Faut-il donc encore rappeler les atteintes à la dignité humaine que représentent ces deux textes? En vrac: emprisonnement jusqu'à deux ans d'un étranger qui refuse de collaborer à son expulsion, suppression de l'aide sociale pour les requérants déboutés, refus d'entrer en matière face à un demandeur d'asile dépourvu de papiers d'identité, et la liste n'est guère exhaustive. Surtout, les arguties de l'UDC sur les vrais et faux réfugiés ne constituent qu'un paravent qui ne devrait plus tromper personne. En témoignent les propos du conseiller fédéral Blocher à l'égard de deux Albanais qu'il a traités de criminels au motif qu'ils sont recherchés dans leur pays d'origine. Quand bien même ces deux personnes ont pu démontrer aux autorités responsables de l'octroi de l'asile qu'elles y avaient parfaitement droit.
Fort à propos, la présidente du PDC suisse Doris Leuthard expliquait hier à nos collègues de L'Illustré que M.Blocher «ne démontre pas la rigueur nécessaire» dans un domaine aussi sensible que l'asile. Alors pourquoi diable le PDC, au même titre que le Parti radical, a-t-il voté les deux lois inspirées par le conseiller fédéral UDC?

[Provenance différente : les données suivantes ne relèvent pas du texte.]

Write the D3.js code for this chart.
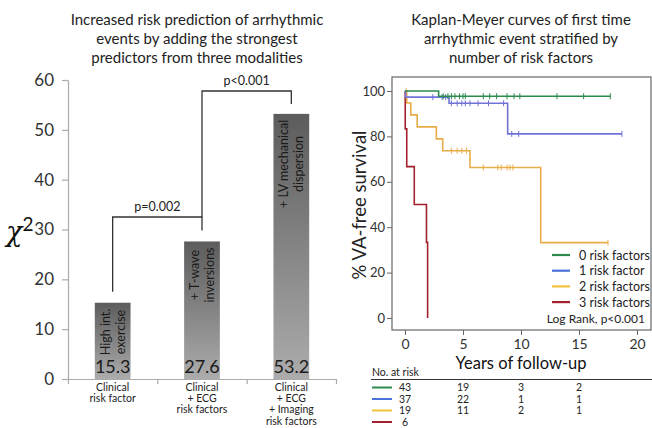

Dans ces deux partis, pourtant, des voix dissonantes commencent à se faire entendre. Peu probable qu'elles parviennent à modifier les prises de position de leurs directions. Mais elles permettront de rééquilibrer un tant soit peu le rapport de force et inciteront peut-être certains à sortir de leur réserve. Comme la conseillère fédérale socialiste Micheline Calmy-Rey, qui ne manque pas une occasion de rappeler à l'étranger la vocation humanitaire de la Confédération, et dont on dit qu'elle jouit, en Suisse, d'une grosse cote de popularité.